[Begin Source data]
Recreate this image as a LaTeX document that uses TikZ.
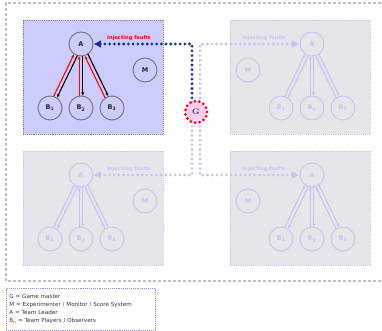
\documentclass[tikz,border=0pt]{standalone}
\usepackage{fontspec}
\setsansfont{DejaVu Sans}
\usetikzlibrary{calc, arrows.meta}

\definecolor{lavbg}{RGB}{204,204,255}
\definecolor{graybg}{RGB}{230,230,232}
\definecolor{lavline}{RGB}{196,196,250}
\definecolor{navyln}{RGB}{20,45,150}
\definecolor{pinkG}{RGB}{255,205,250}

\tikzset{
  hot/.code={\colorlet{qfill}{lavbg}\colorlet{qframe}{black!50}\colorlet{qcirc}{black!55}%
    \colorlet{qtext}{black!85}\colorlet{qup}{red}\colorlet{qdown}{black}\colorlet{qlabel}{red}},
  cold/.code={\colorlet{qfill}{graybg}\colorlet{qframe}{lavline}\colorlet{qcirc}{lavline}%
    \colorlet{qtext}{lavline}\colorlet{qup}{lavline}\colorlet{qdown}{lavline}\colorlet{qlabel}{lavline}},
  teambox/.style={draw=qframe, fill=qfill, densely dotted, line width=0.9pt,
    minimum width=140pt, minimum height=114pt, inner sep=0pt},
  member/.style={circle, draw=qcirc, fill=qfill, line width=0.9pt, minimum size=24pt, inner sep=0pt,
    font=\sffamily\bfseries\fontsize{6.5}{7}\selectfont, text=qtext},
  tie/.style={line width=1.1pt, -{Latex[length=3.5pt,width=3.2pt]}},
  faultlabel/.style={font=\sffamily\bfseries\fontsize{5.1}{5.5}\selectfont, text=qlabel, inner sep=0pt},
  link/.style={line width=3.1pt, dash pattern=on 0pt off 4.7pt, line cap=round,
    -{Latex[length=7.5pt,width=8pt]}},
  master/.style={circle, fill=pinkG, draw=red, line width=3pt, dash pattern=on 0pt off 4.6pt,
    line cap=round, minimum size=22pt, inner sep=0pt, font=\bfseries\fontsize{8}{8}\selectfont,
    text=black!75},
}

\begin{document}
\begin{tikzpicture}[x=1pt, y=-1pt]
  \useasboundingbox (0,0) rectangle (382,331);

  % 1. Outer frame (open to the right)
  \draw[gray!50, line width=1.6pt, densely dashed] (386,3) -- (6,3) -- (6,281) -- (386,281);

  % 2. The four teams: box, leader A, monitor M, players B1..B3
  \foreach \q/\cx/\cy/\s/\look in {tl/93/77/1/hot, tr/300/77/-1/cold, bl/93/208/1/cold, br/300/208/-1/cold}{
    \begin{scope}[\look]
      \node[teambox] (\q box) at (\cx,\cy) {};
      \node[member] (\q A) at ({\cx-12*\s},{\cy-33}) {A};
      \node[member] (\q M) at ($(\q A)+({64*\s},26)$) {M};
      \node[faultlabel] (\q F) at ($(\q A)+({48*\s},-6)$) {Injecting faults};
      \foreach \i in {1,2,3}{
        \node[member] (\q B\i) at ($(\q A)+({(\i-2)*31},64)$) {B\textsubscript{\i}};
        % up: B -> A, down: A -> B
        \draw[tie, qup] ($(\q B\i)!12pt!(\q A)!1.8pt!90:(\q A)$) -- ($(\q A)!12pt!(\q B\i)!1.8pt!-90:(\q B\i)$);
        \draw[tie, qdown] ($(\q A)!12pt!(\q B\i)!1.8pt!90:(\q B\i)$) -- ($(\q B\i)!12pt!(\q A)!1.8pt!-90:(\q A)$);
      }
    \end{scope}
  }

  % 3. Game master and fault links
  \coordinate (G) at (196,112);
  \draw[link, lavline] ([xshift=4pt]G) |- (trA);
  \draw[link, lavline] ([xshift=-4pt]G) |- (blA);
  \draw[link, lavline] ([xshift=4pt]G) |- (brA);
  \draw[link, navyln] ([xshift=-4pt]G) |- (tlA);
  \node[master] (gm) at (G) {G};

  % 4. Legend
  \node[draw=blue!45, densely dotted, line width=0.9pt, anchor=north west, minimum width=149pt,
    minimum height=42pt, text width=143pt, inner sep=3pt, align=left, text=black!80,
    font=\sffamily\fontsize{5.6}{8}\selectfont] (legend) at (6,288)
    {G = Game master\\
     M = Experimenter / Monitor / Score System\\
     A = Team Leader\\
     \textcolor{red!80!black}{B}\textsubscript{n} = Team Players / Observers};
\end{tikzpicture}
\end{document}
[End Source data]
### Task description
Without the images, write out each line of the data verbatim.

### Solution
Recreate this image as a LaTeX document that uses TikZ.
\documentclass[tikz,border=0pt]{standalone}
\usepackage{fontspec}
\setsansfont{DejaVu Sans}
\usetikzlibrary{calc, arrows.meta}

\definecolor{lavbg}{RGB}{204,204,255}
\definecolor{graybg}{RGB}{230,230,232}
\definecolor{lavline}{RGB}{196,196,250}
\definecolor{navyln}{RGB}{20,45,150}
\definecolor{pinkG}{RGB}{255,205,250}

\tikzset{
  hot/.code={\colorlet{qfill}{lavbg}\colorlet{qframe}{black!50}\colorlet{qcirc}{black!55}%
    \colorlet{qtext}{black!85}\colorlet{qup}{red}\colorlet{qdown}{black}\colorlet{qlabel}{red}},
  cold/.code={\colorlet{qfill}{graybg}\colorlet{qframe}{lavline}\colorlet{qcirc}{lavline}%
    \colorlet{qtext}{lavline}\colorlet{qup}{lavline}\colorlet{qdown}{lavline}\colorlet{qlabel}{lavline}},
  teambox/.style={draw=qframe, fill=qfill, densely dotted, line width=0.9pt,
    minimum width=140pt, minimum height=114pt, inner sep=0pt},
  member/.style={circle, draw=qcirc, fill=qfill, line width=0.9pt, minimum size=24pt, inner sep=0pt,
    font=\sffamily\bfseries\fontsize{6.5}{7}\selectfont, text=qtext},
  tie/.style={line width=1.1pt, -{Latex[length=3.5pt,width=3.2pt]}},
  faultlabel/.style={font=\sffamily\bfseries\fontsize{5.1}{5.5}\selectfont, text=qlabel, inner sep=0pt},
  link/.style={line width=3.1pt, dash pattern=on 0pt off 4.7pt, line cap=round,
    -{Latex[length=7.5pt,width=8pt]}},
  master/.style={circle, fill=pinkG, draw=red, line width=3pt, dash pattern=on 0pt off 4.6pt,
    line cap=round, minimum size=22pt, inner sep=0pt, font=\bfseries\fontsize{8}{8}\selectfont,
    text=black!75},
}

\begin{document}
\begin{tikzpicture}[x=1pt, y=-1pt]
  \useasboundingbox (0,0) rectangle (382,331);

  % 1. Outer frame (open to the right)
  \draw[gray!50, line width=1.6pt, densely dashed] (386,3) -- (6,3) -- (6,281) -- (386,281);

  % 2. The four teams: box, leader A, monitor M, players B1..B3
  \foreach \q/\cx/\cy/\s/\look in {tl/93/77/1/hot, tr/300/77/-1/cold, bl/93/208/1/cold, br/300/208/-1/cold}{
    \begin{scope}[\look]
      \node[teambox] (\q box) at (\cx,\cy) {};
      \node[member] (\q A) at ({\cx-12*\s},{\cy-33}) {A};
      \node[member] (\q M) at ($(\q A)+({64*\s},26)$) {M};
      \node[faultlabel] (\q F) at ($(\q A)+({48*\s},-6)$) {Injecting faults};
      \foreach \i in {1,2,3}{
        \node[member] (\q B\i) at ($(\q A)+({(\i-2)*31},64)$) {B\textsubscript{\i}};
        % up: B -> A, down: A -> B
        \draw[tie, qup] ($(\q B\i)!12pt!(\q A)!1.8pt!90:(\q A)$) -- ($(\q A)!12pt!(\q B\i)!1.8pt!-90:(\q B\i)$);
        \draw[tie, qdown] ($(\q A)!12pt!(\q B\i)!1.8pt!90:(\q B\i)$) -- ($(\q B\i)!12pt!(\q A)!1.8pt!-90:(\q A)$);
      }
    \end{scope}
  }

  % 3. Game master and fault links
  \coordinate (G) at (196,112);
  \draw[link, lavline] ([xshift=4pt]G) |- (trA);
  \draw[link, lavline] ([xshift=-4pt]G) |- (blA);
  \draw[link, lavline] ([xshift=4pt]G) |- (brA);
  \draw[link, navyln] ([xshift=-4pt]G) |- (tlA);
  \node[master] (gm) at (G) {G};

  % 4. Legend
  \node[draw=blue!45, densely dotted, line width=0.9pt, anchor=north west, minimum width=149pt,
    minimum height=42pt, text width=143pt, inner sep=3pt, align=left, text=black!80,
    font=\sffamily\fontsize{5.6}{8}\selectfont] (legend) at (6,288)
    {G = Game master\\
     M = Experimenter / Monitor / Score System\\
     A = Team Leader\\
     \textcolor{red!80!black}{B}\textsubscript{n} = Team Players / Observers};
\end{tikzpicture}
\end{document}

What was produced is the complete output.